§ **Objective**: Reproduce nothing but the lines from the one with "Give me the" through the one with "Chart.register(...registerables);", exactly and with both ends. Omit pictures.

[start]

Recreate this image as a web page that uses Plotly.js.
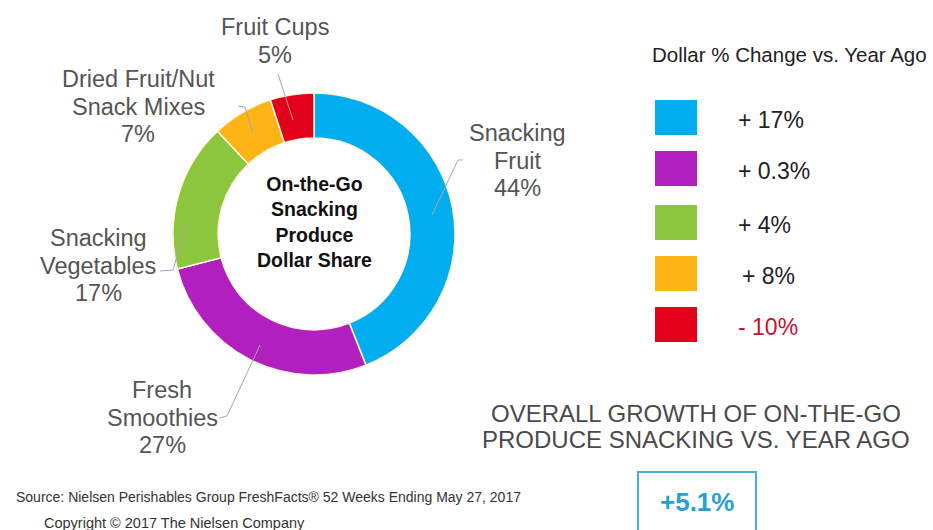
<!DOCTYPE html>
<html>
<head>
<meta charset="utf-8">
<script src="https://cdn.plot.ly/plotly-3.0.1.min.js"></script>
<style>html,body{margin:0;padding:0;background:#fff;}#chart{width:933px;height:530px;}</style>
</head>
<body>
<div id="chart"></div>
<script>
// ---- data ----
var categories = ["Snacking Fruit", "Fresh Smoothies", "Snacking Vegetables", "Dried Fruit/Nut Snack Mixes", "Fruit Cups"];
var labelLines = [["Snacking", "Fruit"], ["Fresh", "Smoothies"], ["Snacking", "Vegetables"], ["Dried Fruit/Nut", "Snack Mixes"], ["Fruit Cups"]];
var dollarShare = [44, 27, 17, 7, 5];
var changeVsYearAgo = ["+ 17%", "+ 0.3%", "+ 4%", "+ 8%", "- 10%"];
var overallGrowth = "+5.1%";
var centerTitle = "On-the-Go<br>Snacking<br>Produce<br>Dollar Share";
var legendTitle = "Dollar % Change vs. Year Ago";
var growthTitleLines = ["OVERALL GROWTH OF ON-THE-GO", "PRODUCE SNACKING VS. YEAR AGO"];
var sourceText = "Source: Nielsen Perishables Group FreshFacts® 52 Weeks Ending May 27, 2017";
var copyrightText = "Copyright © 2017 The Nielsen Company";

// ---- styles ----
var colors = ["#00aeef", "#b11fbf", "#8cc63f", "#fdb414", "#e2001a"];
var W = 933, H = 530;
function px(x){ return x / W; }
function py(y){ return 1 - y / H; }

// label positions: center x and first line y (pixel), leader line paths (pixel)
var labelPos = [
  {x: 517, y: 133},
  {x: 162, y: 390},
  {x: 98,  y: 238},
  {x: 138, y: 79},
  {x: 275, y: 27}
];
var lineGap = 27.5;
var leaders = [
  [[463,160],[458,160],[432,215]],
  [[219,418],[227,416],[260,345]],
  [[160,271],[173,270],[186,225]],
  [[238,106],[245,107],[253,133]],
  [[278,74],[293,120]]
];

var annotations = [];
var shapes = [];

categories.forEach(function(c, i){
  var lines = labelLines[i].concat([dollarShare[i] + '%']);
  lines.forEach(function(t, k){
    annotations.push({
      xref:'paper', yref:'paper', x: px(labelPos[i].x), y: py(labelPos[i].y + k * lineGap),
      xanchor:'center', yanchor:'middle', showarrow:false, align:'center',
      text: t,
      font:{family:'Liberation Sans, Arial, sans-serif', size:23.5, color:'#555555'}
    });
  });
  var pts = leaders[i];
  var d = 'M ' + px(pts[0][0]) + ' ' + py(pts[0][1]);
  for (var k = 1; k < pts.length; k++) d += ' L ' + px(pts[k][0]) + ' ' + py(pts[k][1]);
  shapes.push({type:'path', xref:'paper', yref:'paper', path:d, line:{color:'#a8a8a8', width:1}});
});

// center title
annotations.push({
  xref:'paper', yref:'paper', x: px(314), y: py(222), xanchor:'center', yanchor:'middle',
  showarrow:false, align:'center', text:'<b>' + centerTitle + '</b>',
  font:{family:'Liberation Sans, Arial, sans-serif', size:19.5, color:'#111111'}
});

// legend title
annotations.push({
  xref:'paper', yref:'paper', x: px(789), y: py(55), xanchor:'center', yanchor:'middle',
  showarrow:false, text: legendTitle,
  font:{family:'Liberation Sans, Arial, sans-serif', size:20.5, color:'#222222'}
});

// legend swatches and texts
var rowTop = [100, 151, 205, 256, 307];
changeVsYearAgo.forEach(function(t, i){
  shapes.push({type:'rect', xref:'paper', yref:'paper',
    x0: px(655), x1: px(697), y0: py(rowTop[i]), y1: py(rowTop[i] + 35),
    fillcolor: colors[i], line:{width:0}});
  annotations.push({
    xref:'paper', yref:'paper', x: px(i === 3 ? 740 : 736), y: py(rowTop[i] + 20),
    xanchor:'left', yanchor:'middle', showarrow:false, text: t,
    font:{family:'Liberation Sans, Arial, sans-serif', size:23, color: (t.charAt(0) === '-' ? '#c8102e' : '#222222')}
  });
});

// overall growth heading
var growthY = [413, 439];
growthTitleLines.forEach(function(t, i){
  annotations.push({
    xref:'paper', yref:'paper', x: px(696), y: py(growthY[i]), xanchor:'center', yanchor:'middle',
    showarrow:false, text: t,
    font:{family:'Liberation Sans, Arial, sans-serif', size:24, color:'#4a4a4a'}
  });
});

// growth box
shapes.push({type:'rect', xref:'paper', yref:'paper',
  x0: px(638), x1: px(756), y0: py(472), y1: py(540),
  line:{color:'#45b0e0', width:2}, fillcolor:'rgba(0,0,0,0)'});
annotations.push({
  xref:'paper', yref:'paper', x: px(697), y: py(502), xanchor:'center', yanchor:'middle',
  showarrow:false, text:'<b>' + overallGrowth + '</b>',
  font:{family:'Liberation Sans, Arial, sans-serif', size:26, color:'#2a9fd6'}
});

// source and copyright
annotations.push({
  xref:'paper', yref:'paper', x: px(14), y: py(497), xanchor:'left', yanchor:'middle',
  showarrow:false, text: sourceText,
  font:{family:'Liberation Sans, Arial, sans-serif', size:14, color:'#333333'}
});
annotations.push({
  xref:'paper', yref:'paper', x: px(42), y: py(523), xanchor:'left', yanchor:'middle',
  showarrow:false, text: copyrightText,
  font:{family:'Liberation Sans, Arial, sans-serif', size:14.5, color:'#333333'}
});

var trace = {
  type:'pie',
  labels: categories,
  values: dollarShare,
  hole: 0.68,
  sort: false,
  direction: 'clockwise',
  rotation: 0,
  textinfo: 'none',
  hoverinfo: 'label+percent',
  marker: {colors: colors, line:{color:'#fff6e0', width:1.5}},
  domain: {x:[px(173), px(455)], y:[py(375), py(93)]},
  showlegend: false
};

var layout = {
  width: W, height: H,
  margin:{l:0, r:0, t:0, b:0},
  paper_bgcolor:'#ffffff',
  plot_bgcolor:'#ffffff',
  showlegend:false,
  annotations: annotations,
  shapes: shapes
};

Plotly.newPlot('chart', [trace], layout, {displayModeBar:false, staticPlot:true});
</script>
</body>
</html>
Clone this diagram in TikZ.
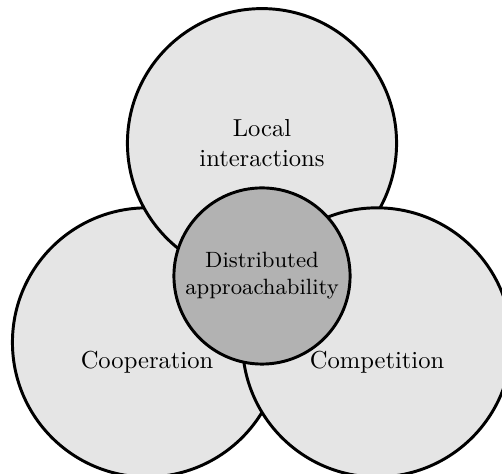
\documentclass[tikz,border=0pt]{standalone}
\begin{document}
\begin{tikzpicture}
	\useasboundingbox (-3.748,-2.832) rectangle (3.433,3.948);
	\tikzset{bigdisk/.style={very thick,fill=black!10}}
	\draw[bigdisk] (-1.645,-0.95) circle (1.925);
	\draw[bigdisk] (0,1.9) circle (1.925);
	\draw[bigdisk] (1.645,-0.95) circle (1.925);
	\draw[very thick,fill=black!30] (0,0) circle (1.26);
	\node[align=center] (local) at (0,1.9) {Local\\interactions};
	\node (coop) at (-1.645,-1.23) {Cooperation};
	\node (comp) at (1.645,-1.23) {Competition};
	\node[align=center,font=\small] (dist) at (0,0) {Distributed\\approachability};
\end{tikzpicture}
\end{document}
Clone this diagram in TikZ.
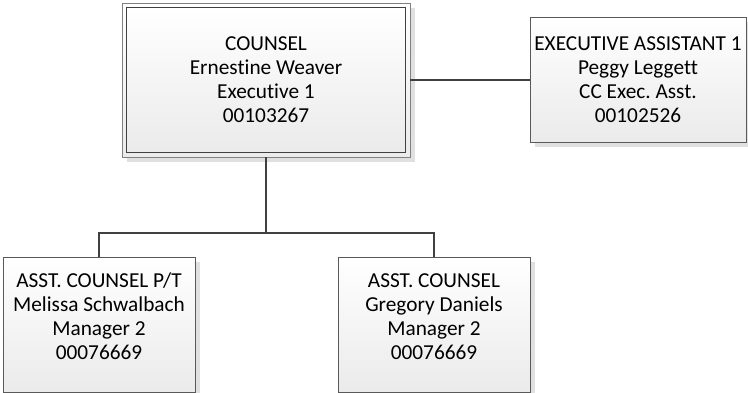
\documentclass[tikz,border=0pt]{standalone}
\usepackage{fontspec}
\setmainfont[Ligatures={NoCommon}]{Carlito}
\frenchspacing
\usetikzlibrary{shadows,calc}
\begin{document}
\begin{tikzpicture}[x=1pt,y=-1pt,
  box/.style={draw=black!65, line width=0.8pt, top color=white, bottom color=black!8,
    rectangle, inner sep=0pt, align=center, font=\fontsize{21.3}{24}\selectfont,
    general shadow={fill=black!12, shadow xshift=5pt, shadow yshift=-5pt}},
  innerbox/.style={draw=black!75, line width=0.8pt, top color=white, bottom color=black!8},
  txt/.style={align=center, font=\fontsize{21.3}{24}\selectfont, inner sep=0pt},
  link/.style={draw=black!75, line width=2pt}]
\useasboundingbox (0,0) rectangle (748,393);

\node[box, draw=black!50, minimum width=288pt, minimum height=154pt] (c) at (266,80) {};
\draw[innerbox] ($(c.north west)+(5,5)$) rectangle ($(c.south east)+(-5,-5)$);
\node[txt] (ct) at (c.center) {COUNSEL\\Ernestine Weaver\\Executive 1\\00103267};

\node[box, minimum width=216pt, minimum height=125pt] (e) at (638,79.5)
  {EXECUTIVE ASSISTANT 1\\Peggy Leggett\\CC Exec. Asst.\\00102526};

\node[box, minimum width=192pt, minimum height=135pt] (b1) at (99,324.5) {};
\node[txt] (t1) at ([yshift=8pt]b1.center) {ASST. COUNSEL P/T\\Melissa Schwalbach\\Manager 2\\00076669};

\node[box, minimum width=192pt, minimum height=135pt] (b2) at (434,324.5) {};
\node[txt] (t2) at ([yshift=8pt]b2.center) {ASST. COUNSEL\\Gregory Daniels\\Manager 2\\00076669};

\coordinate (j) at (266,233);
\draw[link] (c.south) -- (j);
\draw[link] (j) -| (b1.north);
\draw[link] (j) -| (b2.north);
\draw[link] (c.east) -- (c.east -| e.west);
\end{tikzpicture}
\end{document}
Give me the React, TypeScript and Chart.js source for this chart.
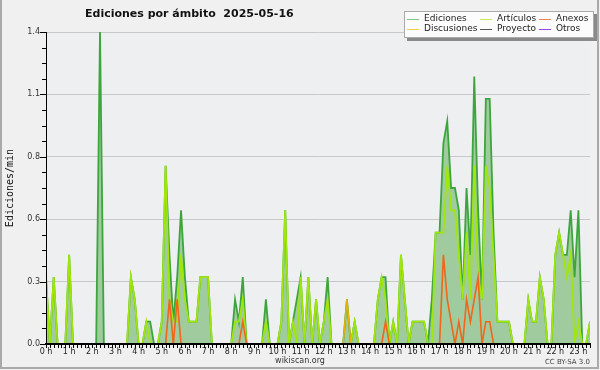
import React, { useEffect, useRef } from 'react';
import { Chart, registerables } from 'chart.js';

Chart.register(...registerables);

// 10-minute bins, values in edits per minute
const hourLabels = ['0 h', '1 h', '2 h', '3 h', '4 h', '5 h', '6 h', '7 h', '8 h', '9 h', '10 h', '11 h',
  '12 h', '13 h', '14 h', '15 h', '16 h', '17 h', '18 h', '19 h', '20 h', '21 h', '22 h', '23 h'];

const ediciones = [
  0.3, 0, 0.3, 0, 0, 0,
  0.4, 0, 0, 0, 0, 0,
  0, 0, 1.4, 0, 0, 0,
  0, 0, 0, 0, 0.3, 0.2,
  0, 0, 0.1, 0.1, 0, 0,
  0.1, 0.8, 0.4, 0.1, 0.3, 0.6,
  0.3, 0.1, 0.1, 0.1, 0.3, 0.3,
  0.3, 0, 0, 0, 0, 0,
  0, 0.2, 0.1, 0.3, 0, 0,
  0, 0, 0, 0.2, 0, 0,
  0, 0.1, 0.6, 0, 0.1, 0.2,
  0.3, 0, 0.3, 0, 0.2, 0,
  0.1, 0.3, 0, 0, 0, 0,
  0.2, 0, 0.1, 0, 0, 0,
  0, 0, 0.2, 0.3, 0.3, 0,
  0.1, 0, 0.4, 0.2, 0, 0.1,
  0.1, 0.1, 0.1, 0, 0.2, 0.5,
  0.5, 0.9, 1.0, 0.7, 0.7, 0.6,
  0.2, 0.7, 0.4, 1.2, 0.6, 0.2,
  1.1, 1.1, 0.5, 0.1, 0.1, 0.1,
  0.1, 0, 0, 0, 0, 0.2,
  0.1, 0.1, 0.3, 0.2, 0, 0,
  0.4, 0.5, 0.4, 0.4, 0.6, 0.3,
  0.6, 0, 0, 0.1,
];

const articulos = [
  0.3, 0, 0.3, 0, 0, 0,
  0.4, 0, 0, 0, 0, 0,
  0, 0, 0, 0, 0, 0,
  0, 0, 0, 0, 0.3, 0.2,
  0, 0, 0.1, 0, 0, 0,
  0.1, 0.8, 0.2, 0.1, 0.1, 0.4,
  0.2, 0.1, 0.1, 0.1, 0.3, 0.3,
  0.3, 0, 0, 0, 0, 0,
  0, 0.1, 0.1, 0.2, 0, 0,
  0, 0, 0, 0.1, 0, 0,
  0, 0.1, 0.6, 0, 0.1, 0,
  0.3, 0, 0.3, 0, 0.2, 0,
  0.1, 0.2, 0, 0, 0, 0,
  0, 0, 0.1, 0, 0, 0,
  0, 0, 0.2, 0.3, 0.2, 0,
  0.1, 0, 0.4, 0.2, 0, 0.1,
  0.1, 0.1, 0.1, 0, 0, 0.5,
  0.5, 0.5, 0.8, 0.6, 0.6, 0.4,
  0.2, 0.5, 0.2, 0.8, 0.3, 0.2,
  0.8, 0.7, 0.4, 0.1, 0.1, 0.1,
  0.1, 0, 0, 0, 0, 0.2,
  0.1, 0.1, 0.3, 0.2, 0, 0,
  0.4, 0.5, 0.4, 0.3, 0.4, 0,
  0.1, 0, 0, 0.1,
];

const anexos = [
  0, 0, 0, 0, 0, 0,
  0, 0, 0, 0, 0, 0,
  0, 0, 0, 0, 0, 0,
  0, 0, 0, 0, 0, 0,
  0, 0, 0, 0, 0, 0,
  0, 0, 0.2, 0, 0.2, 0,
  0, 0, 0, 0, 0, 0,
  0, 0, 0, 0, 0, 0,
  0, 0, 0, 0.1, 0, 0,
  0, 0, 0, 0, 0, 0,
  0, 0, 0, 0, 0, 0,
  0, 0, 0, 0, 0, 0,
  0, 0, 0, 0, 0, 0,
  0, 0, 0, 0, 0, 0,
  0, 0, 0, 0, 0.1, 0,
  0, 0, 0, 0, 0, 0,
  0, 0, 0, 0, 0, 0,
  0, 0.4, 0.2, 0.1, 0, 0.1,
  0, 0.2, 0.1, 0.2, 0.3, 0,
  0.1, 0.1, 0, 0, 0, 0,
  0, 0, 0, 0, 0, 0,
  0, 0, 0, 0, 0, 0,
  0, 0, 0, 0, 0, 0,
  0, 0, 0, 0,
];

const discusiones = [
  0, 0, 0, 0, 0, 0,
  0, 0, 0, 0, 0, 0,
  0, 0, 0, 0, 0, 0,
  0, 0, 0, 0, 0, 0,
  0, 0, 0, 0, 0, 0,
  0, 0, 0, 0, 0, 0,
  0, 0, 0, 0, 0, 0,
  0, 0, 0, 0, 0, 0,
  0, 0, 0, 0, 0, 0,
  0, 0, 0, 0, 0, 0,
  0, 0, 0, 0, 0, 0,
  0, 0, 0, 0, 0, 0,
  0, 0, 0, 0, 0, 0,
  0.2, 0, 0, 0, 0, 0,
  0, 0, 0, 0, 0, 0,
  0, 0, 0, 0, 0, 0,
  0, 0, 0, 0, 0, 0,
  0, 0, 0, 0, 0, 0,
  0, 0, 0, 0, 0, 0,
  0, 0, 0, 0, 0, 0,
  0, 0, 0, 0, 0, 0,
  0, 0, 0, 0, 0, 0,
  0, 0, 0, 0, 0, 0,
  0, 0, 0, 0,
];

const yMajorValues = [0, 0.28, 0.56, 0.84, 1.12, 1.4];
const yTickLabels = ['0.0', '0.3', '0.6', '0.8', '1.1', '1.4'];

const TITLE = 'Ediciones por ámbito  2025-05-16';
const Y_TITLE = 'Ediciones/min';
const SITE = 'wikiscan.org';
const LICENSE = 'CC BY-SA 3.0';

const legendItems = [
  { label: 'Ediciones', color: '#7fc97f', col: 0, row: 0 },
  { label: 'Artículos', color: '#c6ea5c', col: 1, row: 0 },
  { label: 'Anexos', color: '#ee8452', col: 2, row: 0 },
  { label: 'Discusiones', color: '#f0cf4a', col: 0, row: 1 },
  { label: 'Proyecto', color: '#555555', col: 1, row: 1 },
  { label: 'Otros', color: '#9a45ee', col: 2, row: 1 },
];

const COLORS = {
  edLine: '#3ca63c',
  edFill: '#9fcb9f',
  art: '#a0e60a',
  anx: '#f0661a',
  disc: '#e6b20a',
};

const pts = (arr: number[]) => arr.map((y, i) => ({ x: i, y }));

const decor = {
  id: 'decor',
  beforeDraw(chart: any) {
    const { ctx, chartArea: a, width, height } = chart;
    ctx.save();
    ctx.fillStyle = '#f0f0f0';
    ctx.fillRect(0, 0, width, height);
    ctx.fillStyle = '#eeeff1';
    ctx.fillRect(a.left, a.top, a.right - a.left, a.bottom - a.top);
    ctx.restore();
  },
  afterDraw(chart: any) {
    const { ctx, chartArea: a } = chart;
    const xs = chart.scales.x;
    const ys = chart.scales.y;
    ctx.save();
    // tick marks
    ctx.strokeStyle = '#000';
    ctx.lineWidth = 1;
    ctx.beginPath();
    for (let k = 0; k < yMajorValues.length; k++) {
      const y = Math.round(ys.getPixelForValue(yMajorValues[k])) + 0.5;
      ctx.moveTo(a.left - 6, y);
      ctx.lineTo(a.left, y);
      if (k < yMajorValues.length - 1) {
        for (let q = 1; q < 4; q++) {
          const v = yMajorValues[k] + ((yMajorValues[k + 1] - yMajorValues[k]) * q) / 4;
          const yy = Math.round(ys.getPixelForValue(v)) + 0.5;
          ctx.moveTo(a.left - 4, yy);
          ctx.lineTo(a.left, yy);
        }
      }
    }
    for (let i = 0; i < ediciones.length; i++) {
      const x = Math.round(xs.getPixelForValue(i)) + 0.5;
      ctx.moveTo(x, a.bottom);
      ctx.lineTo(x, a.bottom + 4);
    }
    ctx.stroke();

    // title
    ctx.fillStyle = '#111';
    ctx.font = 'bold 11px "DejaVu Sans"';
    ctx.textAlign = 'left';
    ctx.textBaseline = 'middle';
    ctx.fillText(TITLE, 85, 14);

    // y title
    ctx.save();
    ctx.translate(10, (a.top + a.bottom) / 2);
    ctx.rotate(-Math.PI / 2);
    ctx.font = '10px "DejaVu Sans Mono"';
    ctx.textAlign = 'center';
    ctx.textBaseline = 'middle';
    ctx.fillStyle = '#111';
    ctx.fillText(Y_TITLE, 0, 0);
    ctx.restore();

    // footer
    ctx.fillStyle = '#333';
    ctx.font = '8px "DejaVu Sans"';
    ctx.textAlign = 'center';
    ctx.textBaseline = 'middle';
    ctx.fillText(SITE, 300, 361);
    ctx.font = '7px "DejaVu Sans"';
    ctx.textAlign = 'right';
    ctx.fillStyle = '#444';
    ctx.fillText(LICENSE, 590, 362);

    // legend box
    const bx = 404, by = 11, bw = 190, bh = 27;
    ctx.fillStyle = '#8a8a8a';
    ctx.fillRect(bx + 3, by + 3, bw, bh);
    ctx.fillStyle = '#fcfcfc';
    ctx.fillRect(bx, by, bw, bh);
    ctx.strokeStyle = '#aaa';
    ctx.lineWidth = 1;
    ctx.strokeRect(bx + 0.5, by + 0.5, bw - 1, bh - 1);
    const colX = [407, 480, 539];
    const rowY = [19, 29];
    ctx.font = '9px "DejaVu Sans"';
    ctx.textAlign = 'left';
    ctx.textBaseline = 'middle';
    legendItems.forEach((it) => {
      const x0 = colX[it.col];
      const y0 = rowY[it.row] + 0.5;
      ctx.strokeStyle = it.color;
      ctx.beginPath();
      ctx.moveTo(x0, y0);
      ctx.lineTo(x0 + 12, y0);
      ctx.stroke();
      ctx.fillStyle = '#222';
      ctx.fillText(it.label, x0 + 17, rowY[it.row]);
    });

    // frame
    ctx.strokeStyle = '#aaaaaa';
    ctx.lineWidth = 2;
    ctx.strokeRect(1, -5, 597, 373);
    ctx.restore();
  },
};

export default function App() {
  const ref = useRef<HTMLCanvasElement | null>(null);
  useEffect(() => {
    if (!ref.current) return;
    const chart = new Chart(ref.current, {
      type: 'line',
      data: {
        datasets: [
          { label: 'Anexos', data: pts(anexos), borderColor: COLORS.anx, borderWidth: 1.6, pointRadius: 0, fill: false, order: 1 },
          { label: 'Discusiones', data: pts(discusiones), borderColor: COLORS.disc, borderWidth: 1.6, pointRadius: 0, fill: false, order: 2 },
          { label: 'Artículos', data: pts(articulos), borderColor: COLORS.art, borderWidth: 1.8, pointRadius: 0, fill: false, order: 3 },
          { label: 'Ediciones', data: pts(ediciones), borderColor: COLORS.edLine, backgroundColor: COLORS.edFill, borderWidth: 1.8, pointRadius: 0, fill: 'origin', order: 4 },
        ],
      },
      options: {
        animation: false,
        responsive: false,
        devicePixelRatio: 1,
        layout: { padding: { top: 32, right: 10, left: 0, bottom: 0 } },
        plugins: { legend: { display: false }, tooltip: { enabled: false }, title: { display: false } },
        scales: {
          x: {
            type: 'linear',
            min: 0,
            max: ediciones.length - 1,
            afterFit: (s: any) => { s.height = 26; },
            afterBuildTicks: (s: any) => { s.ticks = hourLabels.map((_, h) => ({ value: h * 6 })); },
            ticks: {
              callback: (_v: any, i: number) => hourLabels[i],
              autoSkip: false,
              maxRotation: 0,
              padding: 3,
              font: { size: 8, family: 'DejaVu Sans' },
              color: '#222',
            },
            grid: { display: false, drawTicks: false },
            border: { display: true, color: '#000', width: 2, z: 1 },
          },
          y: {
            min: 0,
            max: 1.4,
            afterFit: (s: any) => { s.width = 46; },
            afterBuildTicks: (s: any) => { s.ticks = yMajorValues.map((v) => ({ value: v })); },
            ticks: {
              callback: (_v: any, i: number) => yTickLabels[i],
              padding: 6,
              font: { size: 8, family: 'DejaVu Sans' },
              color: '#333',
            },
            grid: {
              color: (c: any) => (c.index === 0 ? 'rgba(0,0,0,0)' : '#c8c8c8'),
              drawTicks: false,
              lineWidth: 1,
            },
            border: { display: true, color: '#000', width: 1, z: 1 },
          },
        },
      },
      plugins: [decor],
    } as any);
    return () => chart.destroy();
  }, []);
  return (
    <div style={{ position: 'absolute', left: 0, top: 0, width: 600, height: 370 }}>
      <canvas ref={ref} width={600} height={370} style={{ display: 'block' }} />
    </div>
  );
}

[end]

§ **Result for this exercise**:
Give me the React, TypeScript and Chart.js source for this chart.
import React, { useEffect, useRef } from 'react';
import { Chart, registerables } from 'chart.js';

Chart.register(...registerables);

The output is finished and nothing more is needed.